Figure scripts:
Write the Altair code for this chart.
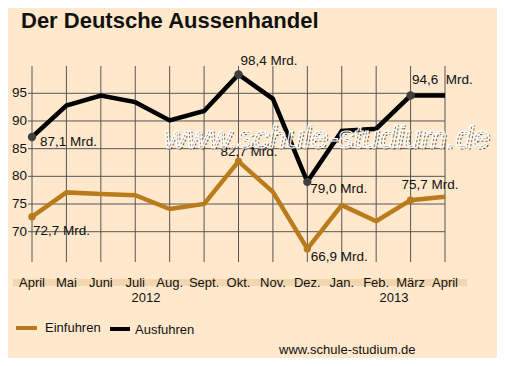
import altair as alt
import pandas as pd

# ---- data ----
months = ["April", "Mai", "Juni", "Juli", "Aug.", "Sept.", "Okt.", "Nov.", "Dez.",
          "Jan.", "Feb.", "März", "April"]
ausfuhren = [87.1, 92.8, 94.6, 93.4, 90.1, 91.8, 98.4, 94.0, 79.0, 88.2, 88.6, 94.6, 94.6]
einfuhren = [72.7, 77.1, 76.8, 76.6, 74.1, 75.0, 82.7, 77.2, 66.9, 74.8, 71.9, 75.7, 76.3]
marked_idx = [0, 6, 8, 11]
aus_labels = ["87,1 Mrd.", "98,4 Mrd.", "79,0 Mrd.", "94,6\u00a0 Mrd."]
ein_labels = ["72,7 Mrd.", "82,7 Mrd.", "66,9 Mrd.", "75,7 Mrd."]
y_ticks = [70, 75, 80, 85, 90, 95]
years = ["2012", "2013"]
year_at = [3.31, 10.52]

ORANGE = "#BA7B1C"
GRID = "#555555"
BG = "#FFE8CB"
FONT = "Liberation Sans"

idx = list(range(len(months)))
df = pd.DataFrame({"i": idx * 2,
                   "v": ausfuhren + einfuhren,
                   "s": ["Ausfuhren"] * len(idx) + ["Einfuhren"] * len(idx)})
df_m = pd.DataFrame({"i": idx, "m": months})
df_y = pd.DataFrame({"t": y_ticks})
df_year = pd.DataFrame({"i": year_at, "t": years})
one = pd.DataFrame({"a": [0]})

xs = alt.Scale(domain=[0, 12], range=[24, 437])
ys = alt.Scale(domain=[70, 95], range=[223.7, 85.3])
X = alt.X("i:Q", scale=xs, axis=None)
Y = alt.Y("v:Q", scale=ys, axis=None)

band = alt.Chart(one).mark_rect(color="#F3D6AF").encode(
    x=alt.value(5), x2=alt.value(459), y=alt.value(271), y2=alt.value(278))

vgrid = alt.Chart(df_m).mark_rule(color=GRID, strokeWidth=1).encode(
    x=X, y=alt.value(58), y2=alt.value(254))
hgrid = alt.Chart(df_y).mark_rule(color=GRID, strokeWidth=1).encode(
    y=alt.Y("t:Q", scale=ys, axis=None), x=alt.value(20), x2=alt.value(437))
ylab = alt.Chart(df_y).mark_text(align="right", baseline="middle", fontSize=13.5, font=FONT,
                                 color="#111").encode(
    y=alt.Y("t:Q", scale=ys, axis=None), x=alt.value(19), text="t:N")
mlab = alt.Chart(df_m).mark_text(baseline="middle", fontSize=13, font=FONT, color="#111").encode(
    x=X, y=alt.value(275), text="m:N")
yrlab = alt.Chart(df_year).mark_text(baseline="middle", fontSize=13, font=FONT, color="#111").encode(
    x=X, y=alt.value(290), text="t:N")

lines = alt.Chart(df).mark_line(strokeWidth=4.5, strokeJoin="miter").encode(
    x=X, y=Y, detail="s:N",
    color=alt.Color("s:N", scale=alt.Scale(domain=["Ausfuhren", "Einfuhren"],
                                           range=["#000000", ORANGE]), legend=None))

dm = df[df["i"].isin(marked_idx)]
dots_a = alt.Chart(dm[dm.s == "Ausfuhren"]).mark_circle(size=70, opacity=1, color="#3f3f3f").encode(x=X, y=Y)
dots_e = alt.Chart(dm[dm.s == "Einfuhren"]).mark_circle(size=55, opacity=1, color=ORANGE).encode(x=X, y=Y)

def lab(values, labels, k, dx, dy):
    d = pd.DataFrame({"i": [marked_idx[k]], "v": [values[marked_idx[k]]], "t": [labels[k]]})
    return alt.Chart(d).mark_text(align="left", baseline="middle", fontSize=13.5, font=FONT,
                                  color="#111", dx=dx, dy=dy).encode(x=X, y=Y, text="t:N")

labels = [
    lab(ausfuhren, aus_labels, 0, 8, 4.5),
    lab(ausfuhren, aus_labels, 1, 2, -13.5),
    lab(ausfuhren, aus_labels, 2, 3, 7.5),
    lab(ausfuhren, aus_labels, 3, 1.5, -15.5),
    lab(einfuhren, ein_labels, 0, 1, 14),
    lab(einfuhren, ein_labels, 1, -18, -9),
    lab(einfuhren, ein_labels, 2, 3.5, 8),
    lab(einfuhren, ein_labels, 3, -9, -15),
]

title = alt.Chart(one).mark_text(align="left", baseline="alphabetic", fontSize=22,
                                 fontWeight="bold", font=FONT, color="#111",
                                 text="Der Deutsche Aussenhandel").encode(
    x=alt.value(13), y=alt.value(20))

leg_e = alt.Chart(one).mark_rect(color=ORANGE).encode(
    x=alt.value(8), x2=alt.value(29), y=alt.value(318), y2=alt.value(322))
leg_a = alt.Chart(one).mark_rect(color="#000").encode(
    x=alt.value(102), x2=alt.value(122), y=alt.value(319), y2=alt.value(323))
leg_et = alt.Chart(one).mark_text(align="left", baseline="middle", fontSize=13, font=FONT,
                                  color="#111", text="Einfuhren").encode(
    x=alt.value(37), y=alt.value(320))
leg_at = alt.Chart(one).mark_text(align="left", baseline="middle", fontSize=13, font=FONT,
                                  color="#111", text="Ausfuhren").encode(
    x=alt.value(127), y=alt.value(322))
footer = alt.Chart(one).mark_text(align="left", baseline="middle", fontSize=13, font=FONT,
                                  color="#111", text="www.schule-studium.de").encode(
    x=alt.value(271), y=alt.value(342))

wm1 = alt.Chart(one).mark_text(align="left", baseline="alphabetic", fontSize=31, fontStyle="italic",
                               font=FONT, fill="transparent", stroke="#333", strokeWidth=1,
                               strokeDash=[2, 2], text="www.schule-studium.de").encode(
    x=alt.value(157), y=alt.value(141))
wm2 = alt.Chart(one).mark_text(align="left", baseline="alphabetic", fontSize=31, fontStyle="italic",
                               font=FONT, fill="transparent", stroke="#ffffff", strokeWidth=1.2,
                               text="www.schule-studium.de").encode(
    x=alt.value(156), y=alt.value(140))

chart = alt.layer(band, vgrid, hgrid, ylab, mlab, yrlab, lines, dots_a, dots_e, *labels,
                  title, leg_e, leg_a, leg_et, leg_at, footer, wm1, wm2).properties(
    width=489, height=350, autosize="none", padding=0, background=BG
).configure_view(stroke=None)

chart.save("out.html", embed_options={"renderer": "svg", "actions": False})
--
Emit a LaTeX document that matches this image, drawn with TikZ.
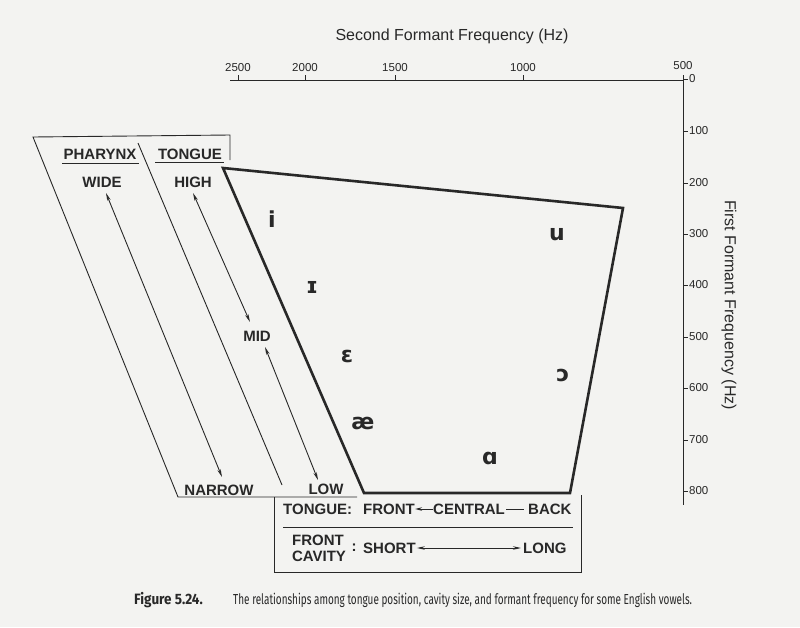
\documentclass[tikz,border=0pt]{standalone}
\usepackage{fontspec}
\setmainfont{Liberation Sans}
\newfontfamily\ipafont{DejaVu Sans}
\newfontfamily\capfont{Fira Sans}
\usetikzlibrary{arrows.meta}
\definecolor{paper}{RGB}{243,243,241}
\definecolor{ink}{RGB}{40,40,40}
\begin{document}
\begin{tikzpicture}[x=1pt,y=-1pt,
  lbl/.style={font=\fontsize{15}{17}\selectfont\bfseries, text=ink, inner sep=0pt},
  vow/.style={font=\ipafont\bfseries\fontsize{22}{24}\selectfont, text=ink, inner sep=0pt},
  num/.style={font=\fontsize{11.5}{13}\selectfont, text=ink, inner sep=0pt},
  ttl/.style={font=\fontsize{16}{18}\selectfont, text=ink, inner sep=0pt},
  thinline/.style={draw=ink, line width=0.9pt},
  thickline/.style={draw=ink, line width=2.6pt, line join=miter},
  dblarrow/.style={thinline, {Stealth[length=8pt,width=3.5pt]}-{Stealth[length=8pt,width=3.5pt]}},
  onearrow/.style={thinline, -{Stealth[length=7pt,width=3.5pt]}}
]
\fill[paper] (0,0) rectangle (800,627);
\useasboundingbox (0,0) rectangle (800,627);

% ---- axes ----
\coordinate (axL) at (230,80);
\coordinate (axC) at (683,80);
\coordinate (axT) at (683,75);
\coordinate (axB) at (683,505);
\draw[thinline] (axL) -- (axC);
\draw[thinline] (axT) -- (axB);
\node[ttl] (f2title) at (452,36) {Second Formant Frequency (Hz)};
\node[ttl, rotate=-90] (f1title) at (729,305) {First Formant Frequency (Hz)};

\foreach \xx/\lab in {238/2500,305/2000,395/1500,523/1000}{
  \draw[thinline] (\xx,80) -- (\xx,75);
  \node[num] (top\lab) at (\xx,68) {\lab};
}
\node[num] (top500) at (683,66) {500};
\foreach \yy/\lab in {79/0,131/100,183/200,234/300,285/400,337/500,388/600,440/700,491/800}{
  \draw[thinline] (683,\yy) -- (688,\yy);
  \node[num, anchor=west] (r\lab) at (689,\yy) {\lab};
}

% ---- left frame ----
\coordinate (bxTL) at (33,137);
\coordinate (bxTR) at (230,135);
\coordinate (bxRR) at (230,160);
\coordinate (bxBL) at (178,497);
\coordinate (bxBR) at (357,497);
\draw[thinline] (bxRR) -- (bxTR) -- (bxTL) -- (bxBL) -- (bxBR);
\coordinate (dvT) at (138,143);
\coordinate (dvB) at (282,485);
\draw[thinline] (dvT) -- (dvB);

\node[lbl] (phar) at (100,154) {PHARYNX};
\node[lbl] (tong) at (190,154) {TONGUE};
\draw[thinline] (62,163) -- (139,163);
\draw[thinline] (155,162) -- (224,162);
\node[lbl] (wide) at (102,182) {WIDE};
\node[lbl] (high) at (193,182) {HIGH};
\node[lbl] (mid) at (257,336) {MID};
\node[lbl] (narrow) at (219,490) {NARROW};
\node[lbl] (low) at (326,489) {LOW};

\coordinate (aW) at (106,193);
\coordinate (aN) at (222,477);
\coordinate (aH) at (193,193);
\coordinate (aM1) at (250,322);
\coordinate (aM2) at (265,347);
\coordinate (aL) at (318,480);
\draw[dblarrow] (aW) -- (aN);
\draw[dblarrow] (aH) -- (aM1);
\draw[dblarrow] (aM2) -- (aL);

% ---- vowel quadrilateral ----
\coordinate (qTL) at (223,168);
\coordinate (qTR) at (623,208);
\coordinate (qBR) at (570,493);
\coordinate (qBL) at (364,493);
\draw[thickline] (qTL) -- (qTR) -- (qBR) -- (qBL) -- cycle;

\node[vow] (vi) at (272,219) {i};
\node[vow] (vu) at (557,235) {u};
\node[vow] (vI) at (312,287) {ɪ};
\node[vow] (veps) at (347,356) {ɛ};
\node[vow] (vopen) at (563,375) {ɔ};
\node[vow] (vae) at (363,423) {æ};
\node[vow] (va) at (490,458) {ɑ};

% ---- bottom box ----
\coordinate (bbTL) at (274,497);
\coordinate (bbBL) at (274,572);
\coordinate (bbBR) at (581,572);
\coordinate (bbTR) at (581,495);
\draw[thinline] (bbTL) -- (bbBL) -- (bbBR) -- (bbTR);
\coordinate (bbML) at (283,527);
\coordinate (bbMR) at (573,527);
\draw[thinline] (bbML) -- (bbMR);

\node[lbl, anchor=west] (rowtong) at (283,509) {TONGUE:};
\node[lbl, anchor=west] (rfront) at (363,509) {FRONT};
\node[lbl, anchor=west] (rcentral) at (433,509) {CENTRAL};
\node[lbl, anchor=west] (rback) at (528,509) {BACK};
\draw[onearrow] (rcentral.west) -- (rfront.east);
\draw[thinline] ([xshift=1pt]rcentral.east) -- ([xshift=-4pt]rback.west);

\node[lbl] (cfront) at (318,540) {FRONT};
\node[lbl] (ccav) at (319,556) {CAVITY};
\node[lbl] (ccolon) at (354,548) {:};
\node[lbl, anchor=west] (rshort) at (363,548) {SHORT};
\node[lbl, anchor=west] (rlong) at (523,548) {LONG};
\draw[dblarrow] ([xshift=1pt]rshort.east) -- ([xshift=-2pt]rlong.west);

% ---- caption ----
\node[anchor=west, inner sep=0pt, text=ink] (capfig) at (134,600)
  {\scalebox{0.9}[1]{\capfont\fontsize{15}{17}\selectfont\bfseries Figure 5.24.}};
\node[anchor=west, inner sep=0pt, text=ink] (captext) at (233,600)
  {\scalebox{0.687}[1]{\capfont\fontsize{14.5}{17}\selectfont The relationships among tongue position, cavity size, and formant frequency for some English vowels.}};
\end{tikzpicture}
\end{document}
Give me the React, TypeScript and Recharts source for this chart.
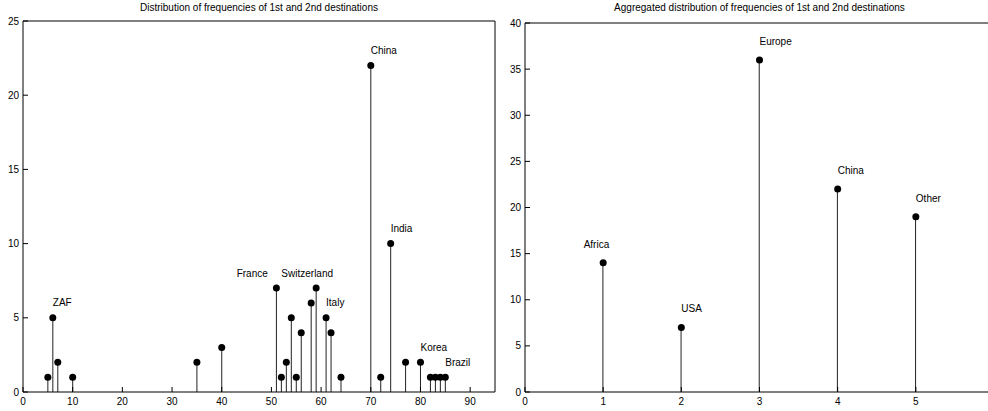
* * *
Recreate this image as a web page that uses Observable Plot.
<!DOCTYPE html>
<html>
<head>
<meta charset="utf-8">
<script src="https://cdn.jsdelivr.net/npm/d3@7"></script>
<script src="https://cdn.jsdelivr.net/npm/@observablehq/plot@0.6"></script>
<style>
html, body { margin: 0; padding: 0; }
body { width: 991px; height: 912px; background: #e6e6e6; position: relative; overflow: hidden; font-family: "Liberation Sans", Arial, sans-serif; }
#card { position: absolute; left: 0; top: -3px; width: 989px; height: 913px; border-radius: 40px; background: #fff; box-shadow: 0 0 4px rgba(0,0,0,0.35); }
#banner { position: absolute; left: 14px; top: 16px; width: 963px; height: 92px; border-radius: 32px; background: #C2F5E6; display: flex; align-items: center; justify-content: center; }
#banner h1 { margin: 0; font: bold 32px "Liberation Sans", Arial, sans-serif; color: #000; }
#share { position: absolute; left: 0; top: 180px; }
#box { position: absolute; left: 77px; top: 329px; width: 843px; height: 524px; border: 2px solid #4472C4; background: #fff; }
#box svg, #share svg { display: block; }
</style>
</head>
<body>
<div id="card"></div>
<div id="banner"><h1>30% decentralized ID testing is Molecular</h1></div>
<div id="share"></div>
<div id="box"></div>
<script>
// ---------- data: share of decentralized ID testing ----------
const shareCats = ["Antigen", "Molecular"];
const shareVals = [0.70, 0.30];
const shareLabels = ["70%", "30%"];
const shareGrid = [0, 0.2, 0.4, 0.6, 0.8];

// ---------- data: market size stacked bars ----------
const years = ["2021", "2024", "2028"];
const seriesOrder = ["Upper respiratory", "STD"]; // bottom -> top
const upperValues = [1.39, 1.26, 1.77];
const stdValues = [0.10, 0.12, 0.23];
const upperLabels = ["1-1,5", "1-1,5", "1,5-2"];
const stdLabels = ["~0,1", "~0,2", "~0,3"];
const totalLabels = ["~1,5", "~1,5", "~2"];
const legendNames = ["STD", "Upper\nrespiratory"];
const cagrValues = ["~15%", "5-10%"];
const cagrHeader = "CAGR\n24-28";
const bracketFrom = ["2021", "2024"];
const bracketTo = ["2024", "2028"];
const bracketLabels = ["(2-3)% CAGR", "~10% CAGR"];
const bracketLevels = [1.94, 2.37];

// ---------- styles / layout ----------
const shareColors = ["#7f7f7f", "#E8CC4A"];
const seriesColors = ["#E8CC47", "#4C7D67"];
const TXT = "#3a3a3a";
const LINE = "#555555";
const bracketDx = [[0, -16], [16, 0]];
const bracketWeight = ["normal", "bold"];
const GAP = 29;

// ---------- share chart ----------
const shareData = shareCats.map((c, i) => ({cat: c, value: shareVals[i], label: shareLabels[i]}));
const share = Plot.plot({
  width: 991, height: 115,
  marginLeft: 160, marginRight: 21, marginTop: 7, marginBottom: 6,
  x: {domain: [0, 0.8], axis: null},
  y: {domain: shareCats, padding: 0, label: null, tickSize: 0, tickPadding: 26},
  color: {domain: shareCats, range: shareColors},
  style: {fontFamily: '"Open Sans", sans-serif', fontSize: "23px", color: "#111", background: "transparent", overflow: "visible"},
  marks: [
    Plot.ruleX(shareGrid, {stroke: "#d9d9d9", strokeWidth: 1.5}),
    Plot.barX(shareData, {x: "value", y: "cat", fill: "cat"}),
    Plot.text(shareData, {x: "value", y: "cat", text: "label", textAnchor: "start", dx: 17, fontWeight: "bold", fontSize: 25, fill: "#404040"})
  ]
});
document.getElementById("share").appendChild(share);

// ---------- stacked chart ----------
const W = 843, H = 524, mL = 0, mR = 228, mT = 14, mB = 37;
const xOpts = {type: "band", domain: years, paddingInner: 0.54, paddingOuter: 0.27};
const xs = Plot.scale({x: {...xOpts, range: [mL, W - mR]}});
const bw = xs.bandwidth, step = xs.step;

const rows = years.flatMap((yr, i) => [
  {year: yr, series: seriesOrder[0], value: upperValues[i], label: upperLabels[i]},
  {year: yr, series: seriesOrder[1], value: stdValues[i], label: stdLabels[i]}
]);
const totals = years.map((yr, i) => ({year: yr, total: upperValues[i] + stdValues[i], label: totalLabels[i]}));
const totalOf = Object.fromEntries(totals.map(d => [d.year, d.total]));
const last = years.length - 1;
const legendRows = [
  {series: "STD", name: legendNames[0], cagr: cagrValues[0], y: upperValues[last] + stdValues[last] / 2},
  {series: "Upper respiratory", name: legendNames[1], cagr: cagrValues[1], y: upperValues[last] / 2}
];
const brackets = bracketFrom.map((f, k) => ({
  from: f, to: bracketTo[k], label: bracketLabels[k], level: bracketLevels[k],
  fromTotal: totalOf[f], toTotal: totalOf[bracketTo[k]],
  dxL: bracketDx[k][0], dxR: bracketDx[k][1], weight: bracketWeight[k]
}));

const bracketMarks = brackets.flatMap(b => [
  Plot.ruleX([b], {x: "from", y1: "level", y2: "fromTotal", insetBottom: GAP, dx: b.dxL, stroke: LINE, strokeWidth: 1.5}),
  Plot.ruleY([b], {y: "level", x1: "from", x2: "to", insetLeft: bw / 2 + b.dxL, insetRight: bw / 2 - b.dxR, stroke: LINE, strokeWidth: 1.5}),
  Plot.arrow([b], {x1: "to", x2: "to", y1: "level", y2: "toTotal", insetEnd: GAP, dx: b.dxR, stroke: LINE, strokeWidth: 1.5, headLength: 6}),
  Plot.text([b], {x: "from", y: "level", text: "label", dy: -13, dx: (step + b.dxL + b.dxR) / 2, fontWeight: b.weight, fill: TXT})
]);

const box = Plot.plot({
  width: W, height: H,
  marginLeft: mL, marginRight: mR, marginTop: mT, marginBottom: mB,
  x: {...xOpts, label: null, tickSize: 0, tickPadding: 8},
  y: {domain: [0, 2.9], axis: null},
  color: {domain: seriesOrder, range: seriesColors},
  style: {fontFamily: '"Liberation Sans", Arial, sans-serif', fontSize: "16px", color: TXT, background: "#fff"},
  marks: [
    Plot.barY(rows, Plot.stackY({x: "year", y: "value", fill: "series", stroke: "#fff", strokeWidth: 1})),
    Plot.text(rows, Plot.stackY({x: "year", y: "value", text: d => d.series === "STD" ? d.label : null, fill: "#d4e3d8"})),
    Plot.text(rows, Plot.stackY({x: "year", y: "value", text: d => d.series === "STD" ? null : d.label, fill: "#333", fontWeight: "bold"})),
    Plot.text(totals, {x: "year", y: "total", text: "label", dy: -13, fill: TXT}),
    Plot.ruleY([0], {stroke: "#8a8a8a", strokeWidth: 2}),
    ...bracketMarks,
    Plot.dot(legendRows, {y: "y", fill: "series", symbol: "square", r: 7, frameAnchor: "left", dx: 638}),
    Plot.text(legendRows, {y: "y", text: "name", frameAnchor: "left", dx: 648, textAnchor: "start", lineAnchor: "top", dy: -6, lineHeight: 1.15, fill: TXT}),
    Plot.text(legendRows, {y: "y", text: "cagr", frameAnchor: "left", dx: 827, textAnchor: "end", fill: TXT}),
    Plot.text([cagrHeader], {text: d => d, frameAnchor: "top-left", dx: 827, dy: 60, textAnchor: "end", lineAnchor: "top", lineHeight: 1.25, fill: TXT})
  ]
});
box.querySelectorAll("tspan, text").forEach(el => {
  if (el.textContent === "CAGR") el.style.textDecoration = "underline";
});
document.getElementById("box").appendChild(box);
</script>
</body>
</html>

- _Brief_:
Copy all lines of the material above where the string "this" occurs.

- _Answer to the exercise_:
Write the Altair code for this chart.
Emit a LaTeX document that matches this image, drawn with TikZ.
Give me the React, TypeScript and Recharts source for this chart.
Recreate this image as a web page that uses Observable Plot.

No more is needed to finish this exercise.